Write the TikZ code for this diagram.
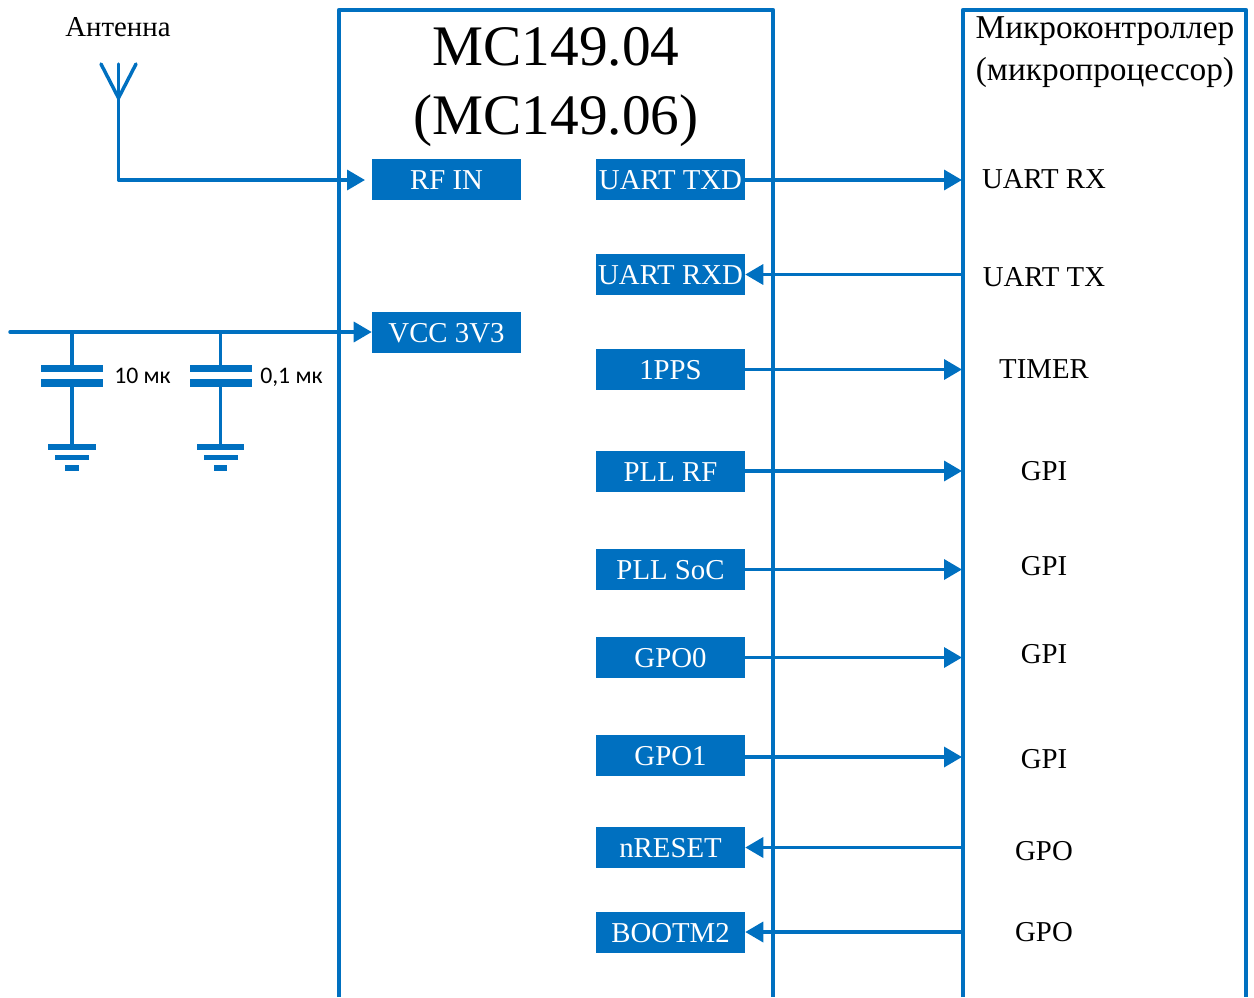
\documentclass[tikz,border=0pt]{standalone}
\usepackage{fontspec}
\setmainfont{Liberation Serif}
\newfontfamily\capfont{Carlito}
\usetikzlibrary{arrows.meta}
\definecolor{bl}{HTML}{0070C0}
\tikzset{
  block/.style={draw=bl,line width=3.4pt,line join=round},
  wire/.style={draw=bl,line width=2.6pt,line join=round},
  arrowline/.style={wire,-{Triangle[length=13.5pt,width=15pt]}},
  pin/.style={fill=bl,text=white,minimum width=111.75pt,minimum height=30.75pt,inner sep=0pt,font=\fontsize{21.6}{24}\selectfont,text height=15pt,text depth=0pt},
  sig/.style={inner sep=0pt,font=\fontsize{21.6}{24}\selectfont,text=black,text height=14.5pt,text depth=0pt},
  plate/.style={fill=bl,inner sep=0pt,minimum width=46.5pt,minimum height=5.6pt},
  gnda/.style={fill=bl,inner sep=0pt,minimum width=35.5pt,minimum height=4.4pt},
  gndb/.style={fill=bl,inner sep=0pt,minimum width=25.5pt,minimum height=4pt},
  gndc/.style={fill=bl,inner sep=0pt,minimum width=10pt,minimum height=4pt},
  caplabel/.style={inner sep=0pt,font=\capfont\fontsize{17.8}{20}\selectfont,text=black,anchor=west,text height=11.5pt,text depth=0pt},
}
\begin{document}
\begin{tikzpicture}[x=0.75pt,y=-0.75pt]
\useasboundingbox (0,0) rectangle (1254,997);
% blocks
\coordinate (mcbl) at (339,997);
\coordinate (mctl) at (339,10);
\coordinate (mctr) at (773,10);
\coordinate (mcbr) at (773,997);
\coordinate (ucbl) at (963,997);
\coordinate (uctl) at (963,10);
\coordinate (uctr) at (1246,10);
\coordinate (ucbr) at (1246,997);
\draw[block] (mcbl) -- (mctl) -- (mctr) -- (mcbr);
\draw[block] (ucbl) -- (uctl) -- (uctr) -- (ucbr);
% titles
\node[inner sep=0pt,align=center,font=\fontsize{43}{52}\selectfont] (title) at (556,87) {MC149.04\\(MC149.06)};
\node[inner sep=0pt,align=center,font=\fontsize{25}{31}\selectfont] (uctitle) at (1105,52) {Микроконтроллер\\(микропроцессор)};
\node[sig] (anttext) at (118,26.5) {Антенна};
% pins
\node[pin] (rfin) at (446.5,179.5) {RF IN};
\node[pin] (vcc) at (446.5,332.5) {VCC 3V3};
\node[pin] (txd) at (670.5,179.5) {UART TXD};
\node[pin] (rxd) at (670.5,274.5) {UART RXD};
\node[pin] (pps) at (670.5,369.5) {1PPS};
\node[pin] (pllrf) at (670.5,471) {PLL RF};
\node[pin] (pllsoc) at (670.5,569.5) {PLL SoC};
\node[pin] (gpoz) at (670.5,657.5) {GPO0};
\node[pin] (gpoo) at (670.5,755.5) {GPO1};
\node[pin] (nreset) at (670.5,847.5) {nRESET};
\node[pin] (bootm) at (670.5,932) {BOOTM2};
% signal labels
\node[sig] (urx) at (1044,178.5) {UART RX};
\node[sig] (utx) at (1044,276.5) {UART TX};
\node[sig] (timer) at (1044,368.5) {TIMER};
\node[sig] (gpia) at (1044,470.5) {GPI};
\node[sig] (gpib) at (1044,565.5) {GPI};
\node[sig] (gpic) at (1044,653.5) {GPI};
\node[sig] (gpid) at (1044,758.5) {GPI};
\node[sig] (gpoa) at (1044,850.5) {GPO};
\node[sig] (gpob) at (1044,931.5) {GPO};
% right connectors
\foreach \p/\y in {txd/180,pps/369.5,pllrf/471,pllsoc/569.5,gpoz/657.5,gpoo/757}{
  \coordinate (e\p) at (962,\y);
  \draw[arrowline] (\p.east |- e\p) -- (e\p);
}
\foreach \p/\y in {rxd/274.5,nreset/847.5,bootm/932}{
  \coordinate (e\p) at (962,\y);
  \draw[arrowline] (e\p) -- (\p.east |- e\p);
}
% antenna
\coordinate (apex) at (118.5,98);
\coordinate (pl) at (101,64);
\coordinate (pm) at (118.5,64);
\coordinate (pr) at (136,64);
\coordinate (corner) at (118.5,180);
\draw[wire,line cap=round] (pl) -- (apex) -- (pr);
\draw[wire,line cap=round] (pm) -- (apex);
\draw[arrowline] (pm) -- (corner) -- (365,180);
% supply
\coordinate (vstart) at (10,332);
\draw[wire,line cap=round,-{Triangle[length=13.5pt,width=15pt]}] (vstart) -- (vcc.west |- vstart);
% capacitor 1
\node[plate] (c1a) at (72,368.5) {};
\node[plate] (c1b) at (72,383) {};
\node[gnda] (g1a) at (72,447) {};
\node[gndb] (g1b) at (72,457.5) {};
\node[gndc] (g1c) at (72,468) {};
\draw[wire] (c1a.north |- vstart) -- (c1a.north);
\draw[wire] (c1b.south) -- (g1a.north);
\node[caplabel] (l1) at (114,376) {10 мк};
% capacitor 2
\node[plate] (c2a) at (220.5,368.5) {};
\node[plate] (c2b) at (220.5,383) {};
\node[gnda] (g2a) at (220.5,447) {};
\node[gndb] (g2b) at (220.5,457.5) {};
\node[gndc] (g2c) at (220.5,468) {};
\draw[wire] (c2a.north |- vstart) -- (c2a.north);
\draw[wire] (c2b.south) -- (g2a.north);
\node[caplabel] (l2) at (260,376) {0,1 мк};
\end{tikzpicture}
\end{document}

→ GIVEN REQUEST
Copy all the lines of data exactly as they appear, dropping any images.

→ CORRECT RESULT
Write the TikZ code for this diagram.
\documentclass[tikz,border=0pt]{standalone}
\usepackage{fontspec}
\setmainfont{Liberation Serif}
\newfontfamily\capfont{Carlito}
\usetikzlibrary{arrows.meta}
\definecolor{bl}{HTML}{0070C0}
\tikzset{
  block/.style={draw=bl,line width=3.4pt,line join=round},
  wire/.style={draw=bl,line width=2.6pt,line join=round},
  arrowline/.style={wire,-{Triangle[length=13.5pt,width=15pt]}},
  pin/.style={fill=bl,text=white,minimum width=111.75pt,minimum height=30.75pt,inner sep=0pt,font=\fontsize{21.6}{24}\selectfont,text height=15pt,text depth=0pt},
  sig/.style={inner sep=0pt,font=\fontsize{21.6}{24}\selectfont,text=black,text height=14.5pt,text depth=0pt},
  plate/.style={fill=bl,inner sep=0pt,minimum width=46.5pt,minimum height=5.6pt},
  gnda/.style={fill=bl,inner sep=0pt,minimum width=35.5pt,minimum height=4.4pt},
  gndb/.style={fill=bl,inner sep=0pt,minimum width=25.5pt,minimum height=4pt},
  gndc/.style={fill=bl,inner sep=0pt,minimum width=10pt,minimum height=4pt},
  caplabel/.style={inner sep=0pt,font=\capfont\fontsize{17.8}{20}\selectfont,text=black,anchor=west,text height=11.5pt,text depth=0pt},
}
\begin{document}
\begin{tikzpicture}[x=0.75pt,y=-0.75pt]
\useasboundingbox (0,0) rectangle (1254,997);
% blocks
\coordinate (mcbl) at (339,997);
\coordinate (mctl) at (339,10);
\coordinate (mctr) at (773,10);
\coordinate (mcbr) at (773,997);
\coordinate (ucbl) at (963,997);
\coordinate (uctl) at (963,10);
\coordinate (uctr) at (1246,10);
\coordinate (ucbr) at (1246,997);
\draw[block] (mcbl) -- (mctl) -- (mctr) -- (mcbr);
\draw[block] (ucbl) -- (uctl) -- (uctr) -- (ucbr);
% titles
\node[inner sep=0pt,align=center,font=\fontsize{43}{52}\selectfont] (title) at (556,87) {MC149.04\\(MC149.06)};
\node[inner sep=0pt,align=center,font=\fontsize{25}{31}\selectfont] (uctitle) at (1105,52) {Микроконтроллер\\(микропроцессор)};
\node[sig] (anttext) at (118,26.5) {Антенна};
% pins
\node[pin] (rfin) at (446.5,179.5) {RF IN};
\node[pin] (vcc) at (446.5,332.5) {VCC 3V3};
\node[pin] (txd) at (670.5,179.5) {UART TXD};
\node[pin] (rxd) at (670.5,274.5) {UART RXD};
\node[pin] (pps) at (670.5,369.5) {1PPS};
\node[pin] (pllrf) at (670.5,471) {PLL RF};
\node[pin] (pllsoc) at (670.5,569.5) {PLL SoC};
\node[pin] (gpoz) at (670.5,657.5) {GPO0};
\node[pin] (gpoo) at (670.5,755.5) {GPO1};
\node[pin] (nreset) at (670.5,847.5) {nRESET};
\node[pin] (bootm) at (670.5,932) {BOOTM2};
% signal labels
\node[sig] (urx) at (1044,178.5) {UART RX};
\node[sig] (utx) at (1044,276.5) {UART TX};
\node[sig] (timer) at (1044,368.5) {TIMER};
\node[sig] (gpia) at (1044,470.5) {GPI};
\node[sig] (gpib) at (1044,565.5) {GPI};
\node[sig] (gpic) at (1044,653.5) {GPI};
\node[sig] (gpid) at (1044,758.5) {GPI};
\node[sig] (gpoa) at (1044,850.5) {GPO};
\node[sig] (gpob) at (1044,931.5) {GPO};
% right connectors
\foreach \p/\y in {txd/180,pps/369.5,pllrf/471,pllsoc/569.5,gpoz/657.5,gpoo/757}{
  \coordinate (e\p) at (962,\y);
  \draw[arrowline] (\p.east |- e\p) -- (e\p);
}
\foreach \p/\y in {rxd/274.5,nreset/847.5,bootm/932}{
  \coordinate (e\p) at (962,\y);
  \draw[arrowline] (e\p) -- (\p.east |- e\p);
}
% antenna
\coordinate (apex) at (118.5,98);
\coordinate (pl) at (101,64);
\coordinate (pm) at (118.5,64);
\coordinate (pr) at (136,64);
\coordinate (corner) at (118.5,180);
\draw[wire,line cap=round] (pl) -- (apex) -- (pr);
\draw[wire,line cap=round] (pm) -- (apex);
\draw[arrowline] (pm) -- (corner) -- (365,180);
% supply
\coordinate (vstart) at (10,332);
\draw[wire,line cap=round,-{Triangle[length=13.5pt,width=15pt]}] (vstart) -- (vcc.west |- vstart);
% capacitor 1
\node[plate] (c1a) at (72,368.5) {};
\node[plate] (c1b) at (72,383) {};
\node[gnda] (g1a) at (72,447) {};
\node[gndb] (g1b) at (72,457.5) {};
\node[gndc] (g1c) at (72,468) {};
\draw[wire] (c1a.north |- vstart) -- (c1a.north);
\draw[wire] (c1b.south) -- (g1a.north);
\node[caplabel] (l1) at (114,376) {10 мк};
% capacitor 2
\node[plate] (c2a) at (220.5,368.5) {};
\node[plate] (c2b) at (220.5,383) {};
\node[gnda] (g2a) at (220.5,447) {};
\node[gndb] (g2b) at (220.5,457.5) {};
\node[gndc] (g2c) at (220.5,468) {};
\draw[wire] (c2a.north |- vstart) -- (c2a.north);
\draw[wire] (c2b.south) -- (g2a.north);
\node[caplabel] (l2) at (260,376) {0,1 мк};
\end{tikzpicture}
\end{document}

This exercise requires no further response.